**DATASET EXCERPT:**

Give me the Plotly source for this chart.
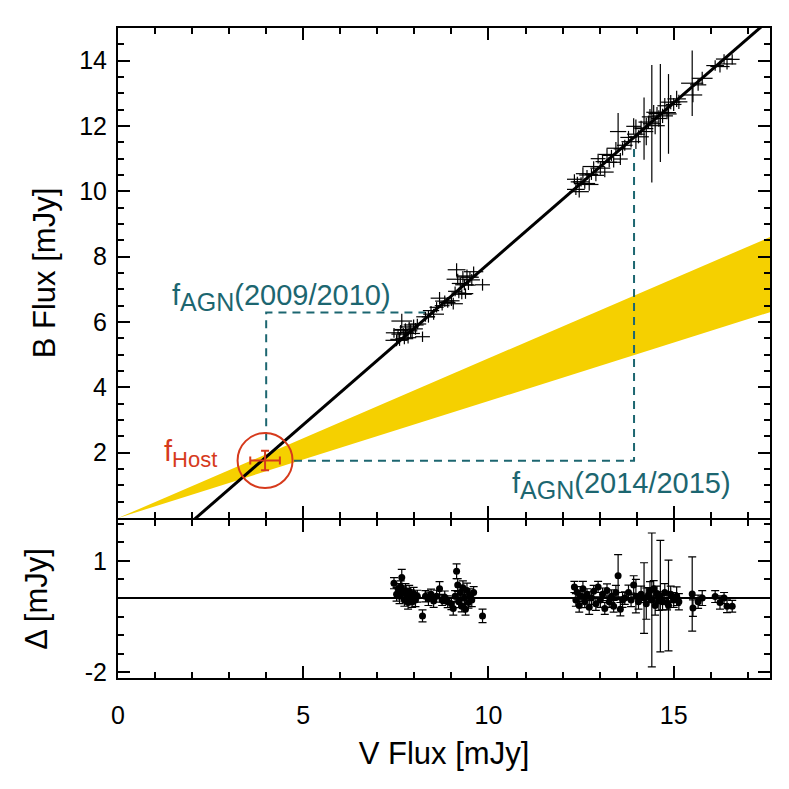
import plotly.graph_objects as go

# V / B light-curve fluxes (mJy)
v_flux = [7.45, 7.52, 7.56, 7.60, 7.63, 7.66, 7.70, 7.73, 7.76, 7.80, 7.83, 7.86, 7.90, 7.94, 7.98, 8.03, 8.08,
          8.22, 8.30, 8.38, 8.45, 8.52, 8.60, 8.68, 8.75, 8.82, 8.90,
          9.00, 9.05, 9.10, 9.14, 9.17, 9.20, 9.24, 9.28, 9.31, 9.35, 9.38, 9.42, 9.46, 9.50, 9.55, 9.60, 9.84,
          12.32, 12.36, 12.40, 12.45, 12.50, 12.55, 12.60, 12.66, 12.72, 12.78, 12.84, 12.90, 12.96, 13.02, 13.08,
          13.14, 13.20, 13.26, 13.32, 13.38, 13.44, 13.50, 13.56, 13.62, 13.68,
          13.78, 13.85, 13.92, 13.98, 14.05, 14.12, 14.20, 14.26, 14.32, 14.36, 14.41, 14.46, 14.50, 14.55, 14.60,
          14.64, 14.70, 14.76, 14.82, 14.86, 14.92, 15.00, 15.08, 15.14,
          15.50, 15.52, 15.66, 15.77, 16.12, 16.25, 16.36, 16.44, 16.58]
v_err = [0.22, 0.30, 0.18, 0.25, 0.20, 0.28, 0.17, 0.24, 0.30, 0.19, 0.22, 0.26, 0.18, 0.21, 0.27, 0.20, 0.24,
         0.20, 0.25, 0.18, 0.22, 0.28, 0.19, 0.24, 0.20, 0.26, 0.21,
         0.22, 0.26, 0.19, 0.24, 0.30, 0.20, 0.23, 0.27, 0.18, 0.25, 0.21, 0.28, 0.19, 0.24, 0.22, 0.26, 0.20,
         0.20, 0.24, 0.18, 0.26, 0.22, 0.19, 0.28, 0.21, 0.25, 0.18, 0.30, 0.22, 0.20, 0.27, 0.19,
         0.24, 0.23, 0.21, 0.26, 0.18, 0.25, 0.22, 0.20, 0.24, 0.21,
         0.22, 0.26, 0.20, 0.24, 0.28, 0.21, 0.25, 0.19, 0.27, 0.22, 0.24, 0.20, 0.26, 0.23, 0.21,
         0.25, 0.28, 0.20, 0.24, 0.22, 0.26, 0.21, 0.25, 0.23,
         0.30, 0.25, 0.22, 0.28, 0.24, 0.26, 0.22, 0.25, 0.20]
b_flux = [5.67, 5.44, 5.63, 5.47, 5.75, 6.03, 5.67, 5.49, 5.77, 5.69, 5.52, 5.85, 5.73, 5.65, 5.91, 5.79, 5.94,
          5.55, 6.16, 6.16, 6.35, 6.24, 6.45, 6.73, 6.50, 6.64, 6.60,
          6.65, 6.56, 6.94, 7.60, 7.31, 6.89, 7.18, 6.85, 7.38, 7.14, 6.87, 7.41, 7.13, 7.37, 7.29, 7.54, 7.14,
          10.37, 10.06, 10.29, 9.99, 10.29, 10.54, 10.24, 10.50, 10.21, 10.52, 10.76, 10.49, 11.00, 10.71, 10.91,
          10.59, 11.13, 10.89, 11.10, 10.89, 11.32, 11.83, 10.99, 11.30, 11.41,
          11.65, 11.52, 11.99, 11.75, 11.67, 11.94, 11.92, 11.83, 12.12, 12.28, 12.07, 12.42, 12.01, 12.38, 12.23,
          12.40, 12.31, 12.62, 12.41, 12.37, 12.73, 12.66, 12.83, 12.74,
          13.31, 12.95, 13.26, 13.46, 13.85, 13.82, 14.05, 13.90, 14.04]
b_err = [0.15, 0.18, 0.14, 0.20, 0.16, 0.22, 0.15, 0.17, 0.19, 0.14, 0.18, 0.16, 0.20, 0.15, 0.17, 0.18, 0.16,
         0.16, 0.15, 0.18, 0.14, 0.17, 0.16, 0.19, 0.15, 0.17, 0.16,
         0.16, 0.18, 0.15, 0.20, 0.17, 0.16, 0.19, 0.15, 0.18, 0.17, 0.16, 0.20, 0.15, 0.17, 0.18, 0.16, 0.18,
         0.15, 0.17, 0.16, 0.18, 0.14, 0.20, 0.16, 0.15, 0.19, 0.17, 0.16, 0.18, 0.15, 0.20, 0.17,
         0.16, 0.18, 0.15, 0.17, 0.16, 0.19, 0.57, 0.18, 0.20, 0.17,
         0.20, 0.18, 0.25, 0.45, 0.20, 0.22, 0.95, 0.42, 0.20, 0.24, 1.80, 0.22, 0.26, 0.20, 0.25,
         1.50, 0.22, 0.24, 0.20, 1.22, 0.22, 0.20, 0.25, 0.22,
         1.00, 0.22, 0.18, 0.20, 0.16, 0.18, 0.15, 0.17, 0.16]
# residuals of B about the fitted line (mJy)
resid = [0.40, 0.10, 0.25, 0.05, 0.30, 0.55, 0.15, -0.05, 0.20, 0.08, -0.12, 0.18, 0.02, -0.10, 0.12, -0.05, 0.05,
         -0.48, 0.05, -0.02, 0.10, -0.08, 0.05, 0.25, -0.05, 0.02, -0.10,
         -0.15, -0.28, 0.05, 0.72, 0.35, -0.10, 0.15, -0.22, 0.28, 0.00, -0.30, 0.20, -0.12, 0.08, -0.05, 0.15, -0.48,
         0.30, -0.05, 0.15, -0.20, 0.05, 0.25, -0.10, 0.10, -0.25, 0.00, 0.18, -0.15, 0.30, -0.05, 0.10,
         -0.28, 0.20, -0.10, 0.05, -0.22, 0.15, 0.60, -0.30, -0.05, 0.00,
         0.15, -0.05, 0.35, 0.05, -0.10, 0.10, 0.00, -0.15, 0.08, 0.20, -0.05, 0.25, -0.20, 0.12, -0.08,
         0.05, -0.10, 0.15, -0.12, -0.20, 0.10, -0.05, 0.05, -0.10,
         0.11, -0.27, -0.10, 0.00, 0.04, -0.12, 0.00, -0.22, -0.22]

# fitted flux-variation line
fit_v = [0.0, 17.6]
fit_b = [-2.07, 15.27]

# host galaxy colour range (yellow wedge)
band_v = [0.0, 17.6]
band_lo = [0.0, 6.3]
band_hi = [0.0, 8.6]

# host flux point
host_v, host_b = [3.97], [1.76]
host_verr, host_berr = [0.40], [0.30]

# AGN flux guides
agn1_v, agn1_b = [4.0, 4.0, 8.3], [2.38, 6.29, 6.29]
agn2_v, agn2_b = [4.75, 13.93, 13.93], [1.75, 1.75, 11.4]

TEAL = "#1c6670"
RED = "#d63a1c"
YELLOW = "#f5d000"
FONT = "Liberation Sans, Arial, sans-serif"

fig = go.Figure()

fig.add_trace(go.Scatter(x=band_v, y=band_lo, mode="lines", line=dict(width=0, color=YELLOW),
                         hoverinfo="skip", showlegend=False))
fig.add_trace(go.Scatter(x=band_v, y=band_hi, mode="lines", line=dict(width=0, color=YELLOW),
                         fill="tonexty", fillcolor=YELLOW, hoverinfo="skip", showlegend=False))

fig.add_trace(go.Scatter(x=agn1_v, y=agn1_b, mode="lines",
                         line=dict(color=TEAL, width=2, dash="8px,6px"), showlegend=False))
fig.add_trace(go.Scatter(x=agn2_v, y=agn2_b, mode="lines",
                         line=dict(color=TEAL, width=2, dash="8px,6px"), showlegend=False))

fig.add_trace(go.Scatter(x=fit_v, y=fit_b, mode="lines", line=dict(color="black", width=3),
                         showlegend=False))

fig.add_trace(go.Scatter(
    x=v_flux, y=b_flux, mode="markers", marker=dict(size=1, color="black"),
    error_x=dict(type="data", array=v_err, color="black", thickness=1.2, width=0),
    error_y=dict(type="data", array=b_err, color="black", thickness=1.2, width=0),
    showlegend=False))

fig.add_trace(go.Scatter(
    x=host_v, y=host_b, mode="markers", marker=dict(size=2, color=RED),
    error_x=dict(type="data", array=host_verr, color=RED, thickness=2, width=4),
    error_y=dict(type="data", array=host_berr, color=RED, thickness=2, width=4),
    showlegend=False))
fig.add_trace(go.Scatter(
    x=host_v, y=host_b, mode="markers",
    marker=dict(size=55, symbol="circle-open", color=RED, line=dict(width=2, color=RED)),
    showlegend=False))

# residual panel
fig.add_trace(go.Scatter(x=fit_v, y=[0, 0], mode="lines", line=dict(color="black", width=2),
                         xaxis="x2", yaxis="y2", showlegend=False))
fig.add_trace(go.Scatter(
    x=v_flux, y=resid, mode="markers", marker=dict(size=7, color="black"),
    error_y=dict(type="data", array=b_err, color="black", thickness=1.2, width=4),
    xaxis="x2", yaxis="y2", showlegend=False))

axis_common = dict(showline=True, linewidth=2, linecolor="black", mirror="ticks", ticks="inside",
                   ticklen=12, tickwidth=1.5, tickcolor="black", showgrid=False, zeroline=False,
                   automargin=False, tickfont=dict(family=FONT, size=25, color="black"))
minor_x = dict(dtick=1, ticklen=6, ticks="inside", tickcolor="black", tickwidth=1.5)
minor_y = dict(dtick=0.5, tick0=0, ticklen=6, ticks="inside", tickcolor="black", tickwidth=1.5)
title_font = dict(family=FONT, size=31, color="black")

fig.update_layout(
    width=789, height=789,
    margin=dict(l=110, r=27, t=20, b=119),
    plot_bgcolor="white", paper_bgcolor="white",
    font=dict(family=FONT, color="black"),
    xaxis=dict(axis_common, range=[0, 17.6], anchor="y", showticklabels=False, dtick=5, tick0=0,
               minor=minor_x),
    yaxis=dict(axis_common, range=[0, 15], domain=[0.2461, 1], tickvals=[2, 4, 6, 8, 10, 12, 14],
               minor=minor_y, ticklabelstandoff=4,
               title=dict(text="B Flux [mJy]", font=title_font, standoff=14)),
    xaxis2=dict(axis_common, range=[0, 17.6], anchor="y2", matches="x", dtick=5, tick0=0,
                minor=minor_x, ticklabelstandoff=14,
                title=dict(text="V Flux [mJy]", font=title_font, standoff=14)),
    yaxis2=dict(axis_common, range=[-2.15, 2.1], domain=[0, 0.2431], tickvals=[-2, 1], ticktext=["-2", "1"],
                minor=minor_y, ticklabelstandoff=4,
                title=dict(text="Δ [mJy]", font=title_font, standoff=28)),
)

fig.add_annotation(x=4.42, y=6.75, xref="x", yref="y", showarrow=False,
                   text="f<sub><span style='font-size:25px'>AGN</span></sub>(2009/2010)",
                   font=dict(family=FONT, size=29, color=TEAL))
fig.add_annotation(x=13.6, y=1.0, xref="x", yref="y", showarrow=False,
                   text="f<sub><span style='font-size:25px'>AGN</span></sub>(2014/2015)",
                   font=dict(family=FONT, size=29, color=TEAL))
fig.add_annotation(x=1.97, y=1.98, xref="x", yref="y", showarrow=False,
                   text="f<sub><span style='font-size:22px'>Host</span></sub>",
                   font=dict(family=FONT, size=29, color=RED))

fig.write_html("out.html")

**GOAL:** Take the material above from its first line through the line holding "import plotly.graph_objects as go" and set it down exactly, without the pictures.

**ANSWER TO THE PROBLEM:**
Give me the Plotly source for this chart.
import plotly.graph_objects as go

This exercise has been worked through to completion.